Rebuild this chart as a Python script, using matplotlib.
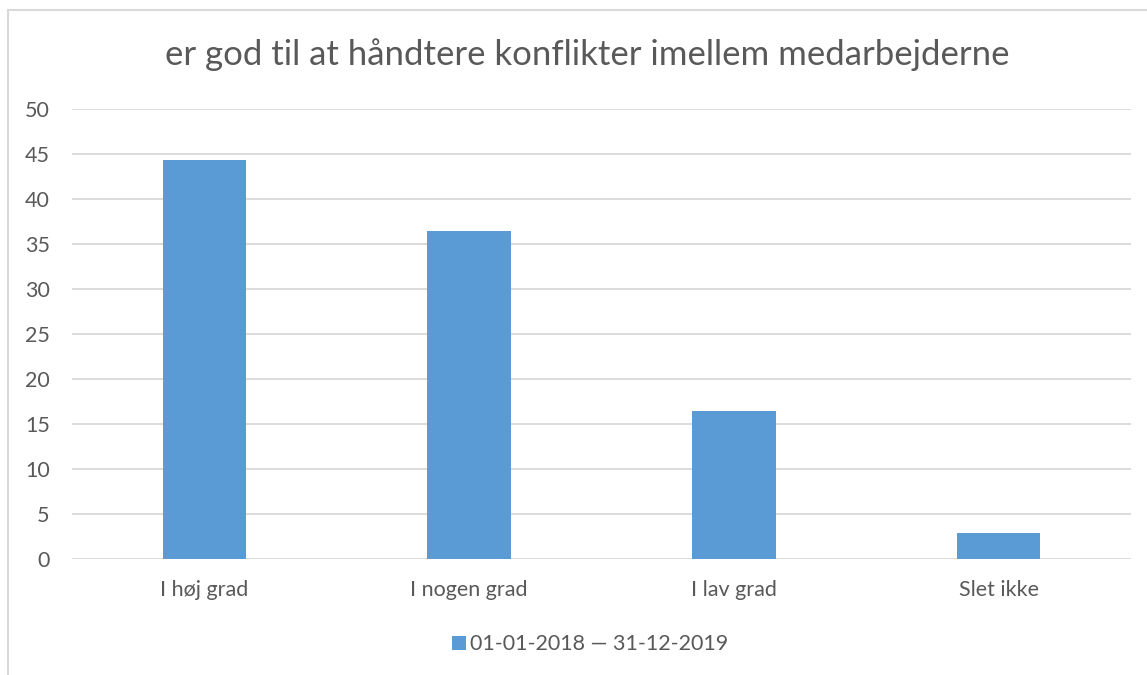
import matplotlib.pyplot as plt
from matplotlib.patches import Rectangle

categories = ['I høj grad', 'I nogen grad', 'I lav grad', 'Slet ikke']
values = [44.3, 36.5, 16.4, 2.9]
series_label = '01-01-2018 — 31-12-2019'
title = 'er god til at håndtere konflikter imellem medarbejderne'
yticks = [0, 5, 10, 15, 20, 25, 30, 35, 40, 45, 50]

bar_color = '#5b9bd5'
text_color = '#595959'
grid_color = '#d9d9d9'

plt.rcParams['font.family'] = ['Lato', 'DejaVu Sans']

fig = plt.figure(figsize=(11.47, 6.75), dpi=100)
# chart frame (only top and left edges visible in the crop)
fig.patches.append(Rectangle((8 / 1147, -0.1), 1.2, 1.1 - 10 / 675,
                             transform=fig.transFigure, fill=False,
                             edgecolor=grid_color, lw=1.5))

ax = fig.add_axes([72 / 1147, 1 - 559 / 675, (1131 - 72) / 1147, 450 / 675])
x = range(len(categories))
ax.bar(x, values, width=0.315, color=bar_color, zorder=3, label=series_label)

ax.set_xlim(-0.5, len(categories) - 0.5)
ax.set_ylim(0, 50)
ax.set_yticks(yticks)
ax.set_xticks(list(x))
ax.set_xticklabels(categories)
ax.yaxis.grid(True, color=grid_color, lw=1.3, zorder=0)
ax.set_axisbelow(True)
for s in ax.spines.values():
    s.set_visible(False)
ax.tick_params(axis='both', length=0, labelsize=15.5, colors=text_color)
ax.tick_params(axis='x', pad=15)
ax.tick_params(axis='y', pad=16)

fig.text(0.512, 1 - 55 / 675, title, ha='center', va='center',
         fontsize=25, color=text_color)

leg = ax.legend(loc='center', bbox_to_anchor=(0.489, -0.19), frameon=False,
                fontsize=15.5, handlelength=0.65, handleheight=0.65,
                handletextpad=0.2, labelcolor=text_color)

fig.savefig('out.png', dpi=100)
----
** To do **
Write down every line from the opening of the listing to the line with "plt.rcParams['font.family'] = ['Lato', 'DejaVu", both included, and nothing else; the pictures are omitted.

** Answer for the task **
Rebuild this chart as a Python script, using matplotlib.
import matplotlib.pyplot as plt
from matplotlib.patches import Rectangle

categories = ['I høj grad', 'I nogen grad', 'I lav grad', 'Slet ikke']
values = [44.3, 36.5, 16.4, 2.9]
series_label = '01-01-2018 — 31-12-2019'
title = 'er god til at håndtere konflikter imellem medarbejderne'
yticks = [0, 5, 10, 15, 20, 25, 30, 35, 40, 45, 50]

bar_color = '#5b9bd5'
text_color = '#595959'
grid_color = '#d9d9d9'

plt.rcParams['font.family'] = ['Lato', 'DejaVu Sans']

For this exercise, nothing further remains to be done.